Scientific classification
- Kingdom: Animalia
- Phylum: Chordata
- Class: Amphibia
- Order: Anura
- Family: Odontophrynidae
- Genus: Odontophrynus
- Species: O. monachus
- Binomial name: Odontophrynus monachus Caramaschi and Napoli, 2012

= Odontophrynus monachus =

- Genus: Odontophrynus
- Species: monachus
- Authority: Caramaschi and Napoli, 2012
- Conservation status: LC

Species of amphibian

Odontophrynus monachus is a species of frogs in the family Odontophrynidae. It is endemic to southeastern Brazil and only known from its type locality in the Serra da Canastra National Park (southwestern Minas Gerais state), in the headwaters of the São Francisco River, at around 1350 m above sea level. The specific name monachus, derived from the Latin word for "monk", alludes to the type locality in the headwaters of the São Francisco River (="St. Francis River") and Francis of Assisi, known as a patron of the animals and of the environment.

==Description==
Males measure 40.6–54.1 mm and females (based on a single specimen) about 55.5 mm in snout–vent length. The snout is obtuse in profile. The parotoid glands are globose and pearl-shaped in shape. The dorsum is granulose. Dorsal ground colour (in preservative) is brown or olive-brown. There is a cream coloured inter-orbital bar.
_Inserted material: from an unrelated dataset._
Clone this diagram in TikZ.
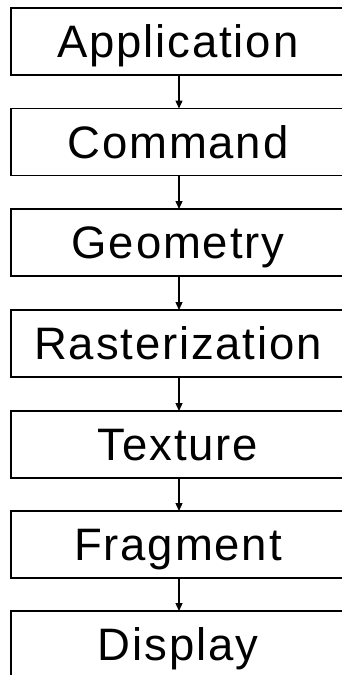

The males have vocal sac and start calling at dusk. The advertisement call is composed of one to three multi-pulsed notes.

==Habitat==
Odontophrynus monachus has been collected from an area with many grass-covered swamps on dark, clayish soil, with small, slow rivulets and pools. These frogs were found near shallow temporary pools or on the border of pools formed in the rain drainage beds. The climate in the area is tropical and humid.

==Reproduction==
This frog is an explosive breeder. The tadpoles swim in temporary pools in shallow, rocky streams where the water moves slowly. The tadpoles are benthic.